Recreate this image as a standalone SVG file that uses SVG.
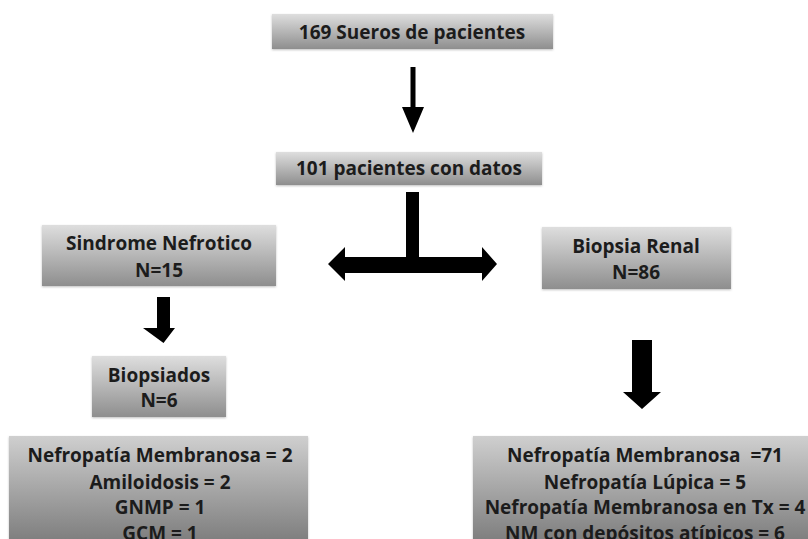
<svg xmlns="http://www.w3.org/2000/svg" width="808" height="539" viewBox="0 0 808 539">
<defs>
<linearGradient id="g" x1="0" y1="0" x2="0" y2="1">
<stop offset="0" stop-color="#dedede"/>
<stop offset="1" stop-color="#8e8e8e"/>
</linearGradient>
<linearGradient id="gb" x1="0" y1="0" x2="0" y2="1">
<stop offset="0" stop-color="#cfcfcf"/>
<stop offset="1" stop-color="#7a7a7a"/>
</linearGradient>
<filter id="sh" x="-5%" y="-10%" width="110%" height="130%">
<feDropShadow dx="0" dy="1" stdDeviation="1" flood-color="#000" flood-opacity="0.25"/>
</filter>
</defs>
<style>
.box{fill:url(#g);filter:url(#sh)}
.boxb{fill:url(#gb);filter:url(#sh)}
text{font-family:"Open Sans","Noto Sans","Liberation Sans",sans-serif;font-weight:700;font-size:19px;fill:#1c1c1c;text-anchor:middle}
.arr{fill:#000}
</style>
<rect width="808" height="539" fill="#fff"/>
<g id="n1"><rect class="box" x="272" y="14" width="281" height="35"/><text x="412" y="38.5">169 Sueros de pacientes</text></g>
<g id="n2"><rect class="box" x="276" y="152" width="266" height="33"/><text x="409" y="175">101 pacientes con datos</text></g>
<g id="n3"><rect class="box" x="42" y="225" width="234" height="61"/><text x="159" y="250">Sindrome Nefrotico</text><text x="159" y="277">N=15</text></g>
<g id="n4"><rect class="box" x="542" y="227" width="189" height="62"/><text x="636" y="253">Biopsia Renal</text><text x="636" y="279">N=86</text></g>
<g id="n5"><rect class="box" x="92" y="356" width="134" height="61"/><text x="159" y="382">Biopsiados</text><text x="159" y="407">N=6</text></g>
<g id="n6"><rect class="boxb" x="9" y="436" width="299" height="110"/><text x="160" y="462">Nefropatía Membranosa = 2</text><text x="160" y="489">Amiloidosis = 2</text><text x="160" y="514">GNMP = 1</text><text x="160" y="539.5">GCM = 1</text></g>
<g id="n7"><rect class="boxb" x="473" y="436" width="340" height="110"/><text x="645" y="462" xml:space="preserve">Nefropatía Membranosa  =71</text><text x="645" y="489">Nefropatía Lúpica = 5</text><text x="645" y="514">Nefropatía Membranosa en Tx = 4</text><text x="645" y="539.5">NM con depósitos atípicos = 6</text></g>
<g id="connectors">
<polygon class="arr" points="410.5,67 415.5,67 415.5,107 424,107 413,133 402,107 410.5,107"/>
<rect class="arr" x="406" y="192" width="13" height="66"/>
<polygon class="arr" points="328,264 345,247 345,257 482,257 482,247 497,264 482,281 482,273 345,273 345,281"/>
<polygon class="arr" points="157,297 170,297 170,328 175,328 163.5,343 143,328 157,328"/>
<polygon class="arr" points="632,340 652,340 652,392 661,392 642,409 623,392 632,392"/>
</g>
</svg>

★ ★ ★ ★

## Work to complete
Extract every line of the data exactly; pictures stay out.

## Complete answer
Recreate this image as a standalone SVG file that uses SVG.
<svg xmlns="http://www.w3.org/2000/svg" width="808" height="539" viewBox="0 0 808 539">
<defs>
<linearGradient id="g" x1="0" y1="0" x2="0" y2="1">
<stop offset="0" stop-color="#dedede"/>
<stop offset="1" stop-color="#8e8e8e"/>
</linearGradient>
<linearGradient id="gb" x1="0" y1="0" x2="0" y2="1">
<stop offset="0" stop-color="#cfcfcf"/>
<stop offset="1" stop-color="#7a7a7a"/>
</linearGradient>
<filter id="sh" x="-5%" y="-10%" width="110%" height="130%">
<feDropShadow dx="0" dy="1" stdDeviation="1" flood-color="#000" flood-opacity="0.25"/>
</filter>
</defs>
<style>
.box{fill:url(#g);filter:url(#sh)}
.boxb{fill:url(#gb);filter:url(#sh)}
text{font-family:"Open Sans","Noto Sans","Liberation Sans",sans-serif;font-weight:700;font-size:19px;fill:#1c1c1c;text-anchor:middle}
.arr{fill:#000}
</style>
<rect width="808" height="539" fill="#fff"/>
<g id="n1"><rect class="box" x="272" y="14" width="281" height="35"/><text x="412" y="38.5">169 Sueros de pacientes</text></g>
<g id="n2"><rect class="box" x="276" y="152" width="266" height="33"/><text x="409" y="175">101 pacientes con datos</text></g>
<g id="n3"><rect class="box" x="42" y="225" width="234" height="61"/><text x="159" y="250">Sindrome Nefrotico</text><text x="159" y="277">N=15</text></g>
<g id="n4"><rect class="box" x="542" y="227" width="189" height="62"/><text x="636" y="253">Biopsia Renal</text><text x="636" y="279">N=86</text></g>
<g id="n5"><rect class="box" x="92" y="356" width="134" height="61"/><text x="159" y="382">Biopsiados</text><text x="159" y="407">N=6</text></g>
<g id="n6"><rect class="boxb" x="9" y="436" width="299" height="110"/><text x="160" y="462">Nefropatía Membranosa = 2</text><text x="160" y="489">Amiloidosis = 2</text><text x="160" y="514">GNMP = 1</text><text x="160" y="539.5">GCM = 1</text></g>
<g id="n7"><rect class="boxb" x="473" y="436" width="340" height="110"/><text x="645" y="462" xml:space="preserve">Nefropatía Membranosa  =71</text><text x="645" y="489">Nefropatía Lúpica = 5</text><text x="645" y="514">Nefropatía Membranosa en Tx = 4</text><text x="645" y="539.5">NM con depósitos atípicos = 6</text></g>
<g id="connectors">
<polygon class="arr" points="410.5,67 415.5,67 415.5,107 424,107 413,133 402,107 410.5,107"/>
<rect class="arr" x="406" y="192" width="13" height="66"/>
<polygon class="arr" points="328,264 345,247 345,257 482,257 482,247 497,264 482,281 482,273 345,273 345,281"/>
<polygon class="arr" points="157,297 170,297 170,328 175,328 163.5,343 143,328 157,328"/>
<polygon class="arr" points="632,340 652,340 652,392 661,392 642,409 623,392 632,392"/>
</g>
</svg>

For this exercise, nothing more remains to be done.